** START Data lines **
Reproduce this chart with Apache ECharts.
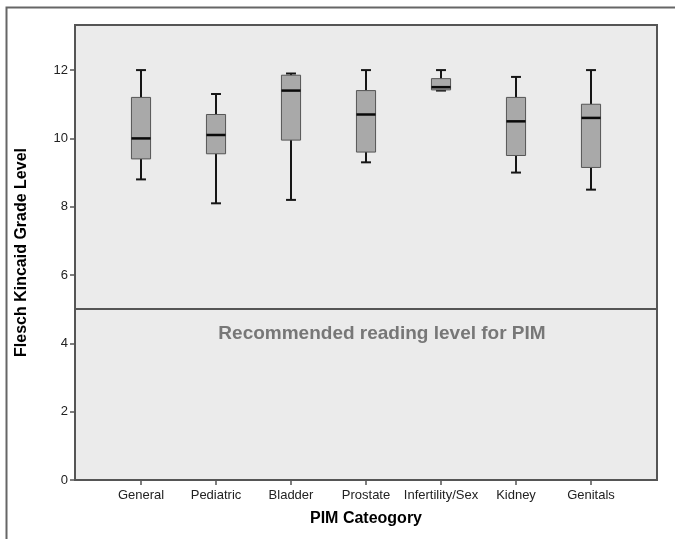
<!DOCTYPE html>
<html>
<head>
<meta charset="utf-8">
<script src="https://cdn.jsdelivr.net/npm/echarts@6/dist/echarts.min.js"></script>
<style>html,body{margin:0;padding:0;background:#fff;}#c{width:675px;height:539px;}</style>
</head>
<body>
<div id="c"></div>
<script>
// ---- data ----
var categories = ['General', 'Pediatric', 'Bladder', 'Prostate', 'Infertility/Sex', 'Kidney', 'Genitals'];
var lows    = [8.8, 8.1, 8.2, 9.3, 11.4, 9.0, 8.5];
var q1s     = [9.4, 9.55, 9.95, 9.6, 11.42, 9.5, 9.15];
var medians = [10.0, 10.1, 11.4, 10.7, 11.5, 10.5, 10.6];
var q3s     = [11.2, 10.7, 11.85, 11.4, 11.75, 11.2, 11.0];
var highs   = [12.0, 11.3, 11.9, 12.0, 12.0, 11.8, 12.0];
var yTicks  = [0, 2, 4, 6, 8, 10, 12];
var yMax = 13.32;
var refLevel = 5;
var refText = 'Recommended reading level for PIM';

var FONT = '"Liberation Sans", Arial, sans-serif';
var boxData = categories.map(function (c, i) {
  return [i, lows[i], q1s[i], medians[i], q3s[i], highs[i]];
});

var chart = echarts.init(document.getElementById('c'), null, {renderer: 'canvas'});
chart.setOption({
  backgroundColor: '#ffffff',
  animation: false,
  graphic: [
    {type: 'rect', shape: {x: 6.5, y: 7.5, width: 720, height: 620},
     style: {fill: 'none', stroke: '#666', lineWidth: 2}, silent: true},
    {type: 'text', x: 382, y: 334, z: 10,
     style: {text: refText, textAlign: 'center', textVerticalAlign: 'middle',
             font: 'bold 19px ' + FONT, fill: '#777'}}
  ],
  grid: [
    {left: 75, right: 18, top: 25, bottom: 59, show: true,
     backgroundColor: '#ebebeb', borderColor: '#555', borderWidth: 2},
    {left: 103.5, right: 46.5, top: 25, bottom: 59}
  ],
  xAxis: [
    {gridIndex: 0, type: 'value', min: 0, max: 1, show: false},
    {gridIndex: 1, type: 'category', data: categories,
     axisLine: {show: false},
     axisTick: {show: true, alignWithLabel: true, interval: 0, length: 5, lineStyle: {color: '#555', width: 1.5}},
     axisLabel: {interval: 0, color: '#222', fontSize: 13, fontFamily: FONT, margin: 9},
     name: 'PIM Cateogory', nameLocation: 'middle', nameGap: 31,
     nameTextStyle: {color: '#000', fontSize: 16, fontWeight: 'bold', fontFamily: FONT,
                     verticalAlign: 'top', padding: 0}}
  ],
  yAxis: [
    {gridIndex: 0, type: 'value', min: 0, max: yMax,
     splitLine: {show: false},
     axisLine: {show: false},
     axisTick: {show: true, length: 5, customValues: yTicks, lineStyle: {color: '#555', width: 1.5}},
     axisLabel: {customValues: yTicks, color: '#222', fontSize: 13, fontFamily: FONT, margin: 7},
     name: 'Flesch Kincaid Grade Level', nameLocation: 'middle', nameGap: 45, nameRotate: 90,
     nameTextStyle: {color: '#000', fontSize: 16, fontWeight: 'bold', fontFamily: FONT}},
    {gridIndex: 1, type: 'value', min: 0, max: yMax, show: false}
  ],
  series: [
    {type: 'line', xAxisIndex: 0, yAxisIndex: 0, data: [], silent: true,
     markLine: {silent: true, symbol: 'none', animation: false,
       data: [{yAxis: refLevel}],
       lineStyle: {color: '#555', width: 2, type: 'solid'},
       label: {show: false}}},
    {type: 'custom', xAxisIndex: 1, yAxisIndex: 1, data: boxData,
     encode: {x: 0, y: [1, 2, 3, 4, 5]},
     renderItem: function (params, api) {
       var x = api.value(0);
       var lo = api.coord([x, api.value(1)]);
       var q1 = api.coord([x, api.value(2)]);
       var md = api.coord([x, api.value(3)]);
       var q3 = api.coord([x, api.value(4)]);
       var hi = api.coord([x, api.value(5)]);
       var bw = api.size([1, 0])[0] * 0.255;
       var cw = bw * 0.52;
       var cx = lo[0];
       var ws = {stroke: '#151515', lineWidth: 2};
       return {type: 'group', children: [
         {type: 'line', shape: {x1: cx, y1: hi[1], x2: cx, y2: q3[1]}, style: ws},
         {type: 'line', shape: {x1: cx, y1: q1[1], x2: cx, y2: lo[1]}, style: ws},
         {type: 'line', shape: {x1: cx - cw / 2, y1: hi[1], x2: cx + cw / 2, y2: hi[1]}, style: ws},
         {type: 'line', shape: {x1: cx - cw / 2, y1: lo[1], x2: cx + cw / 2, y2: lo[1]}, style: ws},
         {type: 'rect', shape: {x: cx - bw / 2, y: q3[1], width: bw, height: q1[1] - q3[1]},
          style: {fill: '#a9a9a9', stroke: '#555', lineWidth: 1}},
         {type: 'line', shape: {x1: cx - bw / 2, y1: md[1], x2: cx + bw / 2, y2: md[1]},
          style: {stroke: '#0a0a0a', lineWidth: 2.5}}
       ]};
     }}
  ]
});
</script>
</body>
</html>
** END Data lines **
What to do: Every line above should be returned exactly; the pictures stay out.

Complete output:
Reproduce this chart with Apache ECharts.
<!DOCTYPE html>
<html>
<head>
<meta charset="utf-8">
<script src="https://cdn.jsdelivr.net/npm/echarts@6/dist/echarts.min.js"></script>
<style>html,body{margin:0;padding:0;background:#fff;}#c{width:675px;height:539px;}</style>
</head>
<body>
<div id="c"></div>
<script>
// ---- data ----
var categories = ['General', 'Pediatric', 'Bladder', 'Prostate', 'Infertility/Sex', 'Kidney', 'Genitals'];
var lows    = [8.8, 8.1, 8.2, 9.3, 11.4, 9.0, 8.5];
var q1s     = [9.4, 9.55, 9.95, 9.6, 11.42, 9.5, 9.15];
var medians = [10.0, 10.1, 11.4, 10.7, 11.5, 10.5, 10.6];
var q3s     = [11.2, 10.7, 11.85, 11.4, 11.75, 11.2, 11.0];
var highs   = [12.0, 11.3, 11.9, 12.0, 12.0, 11.8, 12.0];
var yTicks  = [0, 2, 4, 6, 8, 10, 12];
var yMax = 13.32;
var refLevel = 5;
var refText = 'Recommended reading level for PIM';

var FONT = '"Liberation Sans", Arial, sans-serif';
var boxData = categories.map(function (c, i) {
  return [i, lows[i], q1s[i], medians[i], q3s[i], highs[i]];
});

var chart = echarts.init(document.getElementById('c'), null, {renderer: 'canvas'});
chart.setOption({
  backgroundColor: '#ffffff',
  animation: false,
  graphic: [
    {type: 'rect', shape: {x: 6.5, y: 7.5, width: 720, height: 620},
     style: {fill: 'none', stroke: '#666', lineWidth: 2}, silent: true},
    {type: 'text', x: 382, y: 334, z: 10,
     style: {text: refText, textAlign: 'center', textVerticalAlign: 'middle',
             font: 'bold 19px ' + FONT, fill: '#777'}}
  ],
  grid: [
    {left: 75, right: 18, top: 25, bottom: 59, show: true,
     backgroundColor: '#ebebeb', borderColor: '#555', borderWidth: 2},
    {left: 103.5, right: 46.5, top: 25, bottom: 59}
  ],
  xAxis: [
    {gridIndex: 0, type: 'value', min: 0, max: 1, show: false},
    {gridIndex: 1, type: 'category', data: categories,
     axisLine: {show: false},
     axisTick: {show: true, alignWithLabel: true, interval: 0, length: 5, lineStyle: {color: '#555', width: 1.5}},
     axisLabel: {interval: 0, color: '#222', fontSize: 13, fontFamily: FONT, margin: 9},
     name: 'PIM Cateogory', nameLocation: 'middle', nameGap: 31,
     nameTextStyle: {color: '#000', fontSize: 16, fontWeight: 'bold', fontFamily: FONT,
                     verticalAlign: 'top', padding: 0}}
  ],
  yAxis: [
    {gridIndex: 0, type: 'value', min: 0, max: yMax,
     splitLine: {show: false},
     axisLine: {show: false},
     axisTick: {show: true, length: 5, customValues: yTicks, lineStyle: {color: '#555', width: 1.5}},
     axisLabel: {customValues: yTicks, color: '#222', fontSize: 13, fontFamily: FONT, margin: 7},
     name: 'Flesch Kincaid Grade Level', nameLocation: 'middle', nameGap: 45, nameRotate: 90,
     nameTextStyle: {color: '#000', fontSize: 16, fontWeight: 'bold', fontFamily: FONT}},
    {gridIndex: 1, type: 'value', min: 0, max: yMax, show: false}
  ],
  series: [
    {type: 'line', xAxisIndex: 0, yAxisIndex: 0, data: [], silent: true,
     markLine: {silent: true, symbol: 'none', animation: false,
       data: [{yAxis: refLevel}],
       lineStyle: {color: '#555', width: 2, type: 'solid'},
       label: {show: false}}},
    {type: 'custom', xAxisIndex: 1, yAxisIndex: 1, data: boxData,
     encode: {x: 0, y: [1, 2, 3, 4, 5]},
     renderItem: function (params, api) {
       var x = api.value(0);
       var lo = api.coord([x, api.value(1)]);
       var q1 = api.coord([x, api.value(2)]);
       var md = api.coord([x, api.value(3)]);
       var q3 = api.coord([x, api.value(4)]);
       var hi = api.coord([x, api.value(5)]);
       var bw = api.size([1, 0])[0] * 0.255;
       var cw = bw * 0.52;
       var cx = lo[0];
       var ws = {stroke: '#151515', lineWidth: 2};
       return {type: 'group', children: [
         {type: 'line', shape: {x1: cx, y1: hi[1], x2: cx, y2: q3[1]}, style: ws},
         {type: 'line', shape: {x1: cx, y1: q1[1], x2: cx, y2: lo[1]}, style: ws},
         {type: 'line', shape: {x1: cx - cw / 2, y1: hi[1], x2: cx + cw / 2, y2: hi[1]}, style: ws},
         {type: 'line', shape: {x1: cx - cw / 2, y1: lo[1], x2: cx + cw / 2, y2: lo[1]}, style: ws},
         {type: 'rect', shape: {x: cx - bw / 2, y: q3[1], width: bw, height: q1[1] - q3[1]},
          style: {fill: '#a9a9a9', stroke: '#555', lineWidth: 1}},
         {type: 'line', shape: {x1: cx - bw / 2, y1: md[1], x2: cx + bw / 2, y2: md[1]},
          style: {stroke: '#0a0a0a', lineWidth: 2.5}}
       ]};
     }}
  ]
});
</script>
</body>
</html>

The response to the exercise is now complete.